** REQUEST **
Starting at the first line of the listing below, retype each line up to and including the one that contains "9, 6, 2, 10];". Leave pictures out.

======== AVAILABLE DATA

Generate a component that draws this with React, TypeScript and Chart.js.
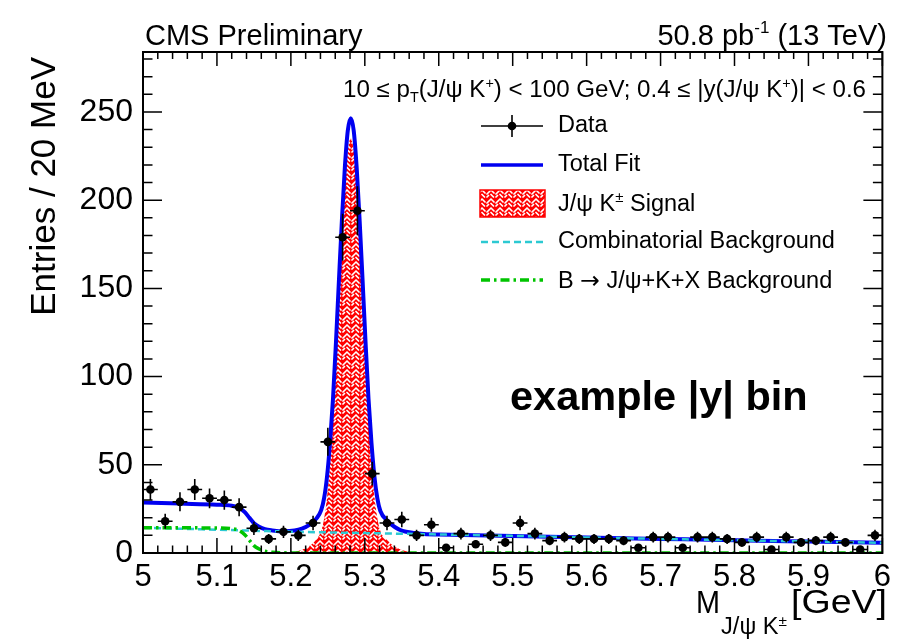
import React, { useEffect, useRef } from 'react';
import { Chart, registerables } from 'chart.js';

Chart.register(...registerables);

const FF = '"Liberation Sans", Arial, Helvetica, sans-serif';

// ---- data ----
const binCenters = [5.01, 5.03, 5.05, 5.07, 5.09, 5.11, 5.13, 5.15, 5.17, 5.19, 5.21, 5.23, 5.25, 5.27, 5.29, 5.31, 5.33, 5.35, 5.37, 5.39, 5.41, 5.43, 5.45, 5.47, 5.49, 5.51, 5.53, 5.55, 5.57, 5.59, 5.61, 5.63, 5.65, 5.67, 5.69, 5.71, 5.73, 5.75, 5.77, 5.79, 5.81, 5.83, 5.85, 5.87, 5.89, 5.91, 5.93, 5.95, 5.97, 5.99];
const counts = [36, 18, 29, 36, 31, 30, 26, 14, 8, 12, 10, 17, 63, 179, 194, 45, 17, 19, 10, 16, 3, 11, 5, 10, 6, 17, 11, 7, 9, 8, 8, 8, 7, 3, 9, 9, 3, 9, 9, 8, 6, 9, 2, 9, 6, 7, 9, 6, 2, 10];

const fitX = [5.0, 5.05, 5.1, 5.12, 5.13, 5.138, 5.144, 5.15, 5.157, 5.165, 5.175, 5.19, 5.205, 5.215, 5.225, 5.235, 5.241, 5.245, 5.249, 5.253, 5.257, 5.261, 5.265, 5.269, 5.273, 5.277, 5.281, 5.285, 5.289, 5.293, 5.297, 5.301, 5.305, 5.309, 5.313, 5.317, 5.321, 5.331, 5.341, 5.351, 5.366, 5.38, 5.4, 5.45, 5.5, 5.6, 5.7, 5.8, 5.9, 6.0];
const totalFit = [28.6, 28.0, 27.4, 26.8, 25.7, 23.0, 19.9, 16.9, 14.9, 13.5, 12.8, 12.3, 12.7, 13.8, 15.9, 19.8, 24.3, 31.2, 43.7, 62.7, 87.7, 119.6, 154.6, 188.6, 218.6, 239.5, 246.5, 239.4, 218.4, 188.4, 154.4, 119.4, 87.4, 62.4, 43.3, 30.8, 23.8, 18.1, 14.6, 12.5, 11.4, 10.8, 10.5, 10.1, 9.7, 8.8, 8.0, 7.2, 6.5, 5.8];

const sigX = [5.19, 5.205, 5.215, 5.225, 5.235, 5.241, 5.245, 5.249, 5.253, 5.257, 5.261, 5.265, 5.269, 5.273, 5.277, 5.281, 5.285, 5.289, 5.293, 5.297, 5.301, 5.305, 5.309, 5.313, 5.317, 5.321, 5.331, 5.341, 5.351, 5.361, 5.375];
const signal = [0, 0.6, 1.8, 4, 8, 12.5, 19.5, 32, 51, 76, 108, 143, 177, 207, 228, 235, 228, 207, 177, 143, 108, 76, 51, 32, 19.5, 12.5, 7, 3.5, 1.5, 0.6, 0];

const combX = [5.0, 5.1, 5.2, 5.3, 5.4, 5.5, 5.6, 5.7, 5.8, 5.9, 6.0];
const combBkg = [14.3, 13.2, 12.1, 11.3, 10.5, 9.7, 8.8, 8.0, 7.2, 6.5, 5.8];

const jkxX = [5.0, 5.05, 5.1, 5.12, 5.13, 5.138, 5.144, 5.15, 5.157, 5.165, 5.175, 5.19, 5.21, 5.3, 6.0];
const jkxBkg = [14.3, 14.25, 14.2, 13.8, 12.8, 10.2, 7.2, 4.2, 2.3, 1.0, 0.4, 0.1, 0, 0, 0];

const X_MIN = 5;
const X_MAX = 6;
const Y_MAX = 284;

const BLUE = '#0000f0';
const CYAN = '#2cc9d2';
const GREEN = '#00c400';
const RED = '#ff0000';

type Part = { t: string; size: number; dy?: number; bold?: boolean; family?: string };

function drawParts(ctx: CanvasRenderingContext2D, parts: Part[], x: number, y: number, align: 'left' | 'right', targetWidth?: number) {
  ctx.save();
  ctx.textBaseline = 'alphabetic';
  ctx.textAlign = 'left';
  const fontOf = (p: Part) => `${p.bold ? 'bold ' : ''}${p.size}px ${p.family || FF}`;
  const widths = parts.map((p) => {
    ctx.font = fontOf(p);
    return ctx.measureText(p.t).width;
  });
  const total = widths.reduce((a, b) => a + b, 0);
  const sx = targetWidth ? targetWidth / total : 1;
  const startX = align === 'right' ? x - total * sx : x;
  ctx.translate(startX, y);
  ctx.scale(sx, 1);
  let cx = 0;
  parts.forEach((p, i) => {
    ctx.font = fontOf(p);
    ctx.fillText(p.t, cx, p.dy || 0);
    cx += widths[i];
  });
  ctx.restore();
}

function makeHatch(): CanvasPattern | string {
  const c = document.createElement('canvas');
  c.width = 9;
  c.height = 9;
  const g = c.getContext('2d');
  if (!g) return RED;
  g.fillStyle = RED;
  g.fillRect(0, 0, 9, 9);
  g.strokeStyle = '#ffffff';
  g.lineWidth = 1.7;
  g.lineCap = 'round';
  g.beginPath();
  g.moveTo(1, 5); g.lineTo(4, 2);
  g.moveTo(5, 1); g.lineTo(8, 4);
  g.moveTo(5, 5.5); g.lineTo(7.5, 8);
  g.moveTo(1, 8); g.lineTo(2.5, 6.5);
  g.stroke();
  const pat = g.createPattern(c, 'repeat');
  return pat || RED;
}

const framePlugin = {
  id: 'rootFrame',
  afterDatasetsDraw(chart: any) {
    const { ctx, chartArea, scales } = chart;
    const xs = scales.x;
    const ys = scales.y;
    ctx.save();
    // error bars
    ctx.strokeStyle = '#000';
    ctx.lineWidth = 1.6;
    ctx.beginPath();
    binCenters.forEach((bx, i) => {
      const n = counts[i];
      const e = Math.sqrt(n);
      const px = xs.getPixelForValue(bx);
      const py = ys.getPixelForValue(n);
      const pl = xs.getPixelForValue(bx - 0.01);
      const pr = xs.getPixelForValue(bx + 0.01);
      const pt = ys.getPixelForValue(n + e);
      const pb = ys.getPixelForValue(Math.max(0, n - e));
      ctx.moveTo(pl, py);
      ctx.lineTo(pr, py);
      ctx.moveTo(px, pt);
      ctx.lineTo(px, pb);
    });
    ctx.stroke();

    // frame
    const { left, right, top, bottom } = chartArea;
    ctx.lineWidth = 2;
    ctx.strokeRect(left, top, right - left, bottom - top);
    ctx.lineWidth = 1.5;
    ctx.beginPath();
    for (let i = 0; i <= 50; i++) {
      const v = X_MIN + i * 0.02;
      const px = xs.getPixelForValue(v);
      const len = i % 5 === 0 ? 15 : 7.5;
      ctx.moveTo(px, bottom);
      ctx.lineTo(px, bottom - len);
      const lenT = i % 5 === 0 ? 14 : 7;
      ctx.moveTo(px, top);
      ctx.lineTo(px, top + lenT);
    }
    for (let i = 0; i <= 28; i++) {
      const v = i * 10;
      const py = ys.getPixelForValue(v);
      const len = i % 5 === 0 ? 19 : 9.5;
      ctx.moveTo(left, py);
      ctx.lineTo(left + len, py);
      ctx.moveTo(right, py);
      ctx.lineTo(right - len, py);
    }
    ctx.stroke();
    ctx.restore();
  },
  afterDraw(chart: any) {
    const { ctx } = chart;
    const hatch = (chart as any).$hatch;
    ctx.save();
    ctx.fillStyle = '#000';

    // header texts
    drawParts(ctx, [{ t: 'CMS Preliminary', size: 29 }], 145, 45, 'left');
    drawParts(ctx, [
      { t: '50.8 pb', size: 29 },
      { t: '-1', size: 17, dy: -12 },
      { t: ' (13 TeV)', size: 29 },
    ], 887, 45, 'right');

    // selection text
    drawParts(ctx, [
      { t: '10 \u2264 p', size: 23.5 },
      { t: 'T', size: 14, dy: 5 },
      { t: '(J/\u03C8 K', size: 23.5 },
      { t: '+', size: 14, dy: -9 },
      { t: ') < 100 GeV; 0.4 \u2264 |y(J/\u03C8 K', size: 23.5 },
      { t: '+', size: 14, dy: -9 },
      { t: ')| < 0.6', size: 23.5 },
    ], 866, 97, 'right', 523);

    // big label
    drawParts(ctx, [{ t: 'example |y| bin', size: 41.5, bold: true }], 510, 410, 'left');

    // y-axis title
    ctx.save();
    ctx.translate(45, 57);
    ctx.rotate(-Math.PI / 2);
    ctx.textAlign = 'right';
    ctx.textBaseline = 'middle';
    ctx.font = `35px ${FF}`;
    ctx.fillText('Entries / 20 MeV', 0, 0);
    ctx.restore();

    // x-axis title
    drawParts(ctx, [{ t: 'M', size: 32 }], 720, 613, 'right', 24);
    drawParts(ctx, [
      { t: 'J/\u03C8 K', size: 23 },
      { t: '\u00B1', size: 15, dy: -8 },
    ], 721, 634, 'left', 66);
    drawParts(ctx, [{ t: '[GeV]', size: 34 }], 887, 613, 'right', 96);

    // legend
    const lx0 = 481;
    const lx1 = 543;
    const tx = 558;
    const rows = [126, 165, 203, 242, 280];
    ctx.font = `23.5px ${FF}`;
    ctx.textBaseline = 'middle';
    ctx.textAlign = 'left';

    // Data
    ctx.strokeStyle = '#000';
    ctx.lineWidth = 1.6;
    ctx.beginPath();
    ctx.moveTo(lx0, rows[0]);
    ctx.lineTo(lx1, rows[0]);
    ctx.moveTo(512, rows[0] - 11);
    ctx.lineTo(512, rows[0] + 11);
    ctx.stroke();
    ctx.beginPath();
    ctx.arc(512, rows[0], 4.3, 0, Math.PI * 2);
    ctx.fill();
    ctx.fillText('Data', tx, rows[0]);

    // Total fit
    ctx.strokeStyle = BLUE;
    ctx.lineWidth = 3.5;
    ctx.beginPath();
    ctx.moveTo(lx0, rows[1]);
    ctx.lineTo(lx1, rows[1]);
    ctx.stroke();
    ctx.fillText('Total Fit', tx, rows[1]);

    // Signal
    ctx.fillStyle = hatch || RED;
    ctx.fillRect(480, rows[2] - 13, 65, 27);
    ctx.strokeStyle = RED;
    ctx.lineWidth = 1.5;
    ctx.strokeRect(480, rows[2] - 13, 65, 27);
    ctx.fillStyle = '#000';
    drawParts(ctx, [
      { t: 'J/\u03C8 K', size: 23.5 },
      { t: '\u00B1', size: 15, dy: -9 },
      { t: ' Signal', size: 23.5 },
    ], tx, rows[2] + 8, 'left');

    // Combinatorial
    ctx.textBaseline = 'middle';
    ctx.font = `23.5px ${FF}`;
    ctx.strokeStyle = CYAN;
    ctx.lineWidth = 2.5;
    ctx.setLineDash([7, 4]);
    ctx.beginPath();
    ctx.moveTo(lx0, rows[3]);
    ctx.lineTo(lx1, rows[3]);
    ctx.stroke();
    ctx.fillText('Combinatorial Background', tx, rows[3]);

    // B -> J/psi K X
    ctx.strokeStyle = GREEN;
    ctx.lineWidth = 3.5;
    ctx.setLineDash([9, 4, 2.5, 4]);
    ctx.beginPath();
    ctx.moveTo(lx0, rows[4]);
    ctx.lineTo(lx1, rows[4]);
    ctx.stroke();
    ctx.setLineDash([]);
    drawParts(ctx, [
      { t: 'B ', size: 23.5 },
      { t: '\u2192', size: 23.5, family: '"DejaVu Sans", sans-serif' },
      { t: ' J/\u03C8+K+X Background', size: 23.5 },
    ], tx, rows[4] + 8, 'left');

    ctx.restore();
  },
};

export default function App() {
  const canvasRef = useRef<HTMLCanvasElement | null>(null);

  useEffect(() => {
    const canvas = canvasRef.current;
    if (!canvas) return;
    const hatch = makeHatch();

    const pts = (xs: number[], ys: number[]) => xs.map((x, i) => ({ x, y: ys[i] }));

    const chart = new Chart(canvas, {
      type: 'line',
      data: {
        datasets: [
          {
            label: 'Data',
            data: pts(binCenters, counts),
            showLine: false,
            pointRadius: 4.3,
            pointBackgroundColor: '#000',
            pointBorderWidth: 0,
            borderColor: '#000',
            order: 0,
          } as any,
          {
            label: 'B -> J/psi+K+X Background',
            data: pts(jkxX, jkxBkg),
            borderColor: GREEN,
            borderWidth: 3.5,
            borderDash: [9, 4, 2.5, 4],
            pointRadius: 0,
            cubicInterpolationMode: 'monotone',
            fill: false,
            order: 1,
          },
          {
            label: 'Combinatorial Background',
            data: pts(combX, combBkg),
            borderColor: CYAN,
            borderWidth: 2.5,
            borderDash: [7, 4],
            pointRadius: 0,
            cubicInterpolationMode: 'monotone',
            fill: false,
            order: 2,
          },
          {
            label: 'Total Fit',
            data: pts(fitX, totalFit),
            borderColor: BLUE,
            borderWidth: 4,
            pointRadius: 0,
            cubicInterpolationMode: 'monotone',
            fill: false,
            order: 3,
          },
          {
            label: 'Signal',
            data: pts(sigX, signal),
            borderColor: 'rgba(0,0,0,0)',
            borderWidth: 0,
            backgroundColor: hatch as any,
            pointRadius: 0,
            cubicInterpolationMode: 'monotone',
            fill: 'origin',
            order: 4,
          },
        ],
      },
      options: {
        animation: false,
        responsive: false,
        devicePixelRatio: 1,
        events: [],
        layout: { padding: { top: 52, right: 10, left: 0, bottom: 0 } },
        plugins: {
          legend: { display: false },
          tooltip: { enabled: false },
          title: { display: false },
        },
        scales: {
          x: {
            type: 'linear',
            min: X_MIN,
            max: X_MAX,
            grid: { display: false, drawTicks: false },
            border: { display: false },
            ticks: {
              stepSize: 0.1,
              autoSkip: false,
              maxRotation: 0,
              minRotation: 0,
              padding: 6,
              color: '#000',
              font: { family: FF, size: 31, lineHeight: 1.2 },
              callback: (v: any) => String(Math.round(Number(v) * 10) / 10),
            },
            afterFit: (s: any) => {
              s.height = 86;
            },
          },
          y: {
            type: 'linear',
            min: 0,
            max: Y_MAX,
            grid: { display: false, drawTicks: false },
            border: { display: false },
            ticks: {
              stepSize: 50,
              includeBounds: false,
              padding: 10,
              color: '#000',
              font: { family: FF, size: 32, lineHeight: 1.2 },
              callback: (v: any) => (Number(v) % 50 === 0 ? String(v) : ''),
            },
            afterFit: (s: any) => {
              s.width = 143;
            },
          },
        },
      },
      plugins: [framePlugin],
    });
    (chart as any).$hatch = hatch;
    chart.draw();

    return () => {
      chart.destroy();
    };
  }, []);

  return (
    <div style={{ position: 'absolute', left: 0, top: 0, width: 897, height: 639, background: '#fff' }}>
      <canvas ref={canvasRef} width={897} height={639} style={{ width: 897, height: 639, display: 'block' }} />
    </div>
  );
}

================

** OUTPUT **
Generate a component that draws this with React, TypeScript and Chart.js.
import React, { useEffect, useRef } from 'react';
import { Chart, registerables } from 'chart.js';

Chart.register(...registerables);

const FF = '"Liberation Sans", Arial, Helvetica, sans-serif';

// ---- data ----
const binCenters = [5.01, 5.03, 5.05, 5.07, 5.09, 5.11, 5.13, 5.15, 5.17, 5.19, 5.21, 5.23, 5.25, 5.27, 5.29, 5.31, 5.33, 5.35, 5.37, 5.39, 5.41, 5.43, 5.45, 5.47, 5.49, 5.51, 5.53, 5.55, 5.57, 5.59, 5.61, 5.63, 5.65, 5.67, 5.69, 5.71, 5.73, 5.75, 5.77, 5.79, 5.81, 5.83, 5.85, 5.87, 5.89, 5.91, 5.93, 5.95, 5.97, 5.99];
const counts = [36, 18, 29, 36, 31, 30, 26, 14, 8, 12, 10, 17, 63, 179, 194, 45, 17, 19, 10, 16, 3, 11, 5, 10, 6, 17, 11, 7, 9, 8, 8, 8, 7, 3, 9, 9, 3, 9, 9, 8, 6, 9, 2, 9, 6, 7, 9, 6, 2, 10];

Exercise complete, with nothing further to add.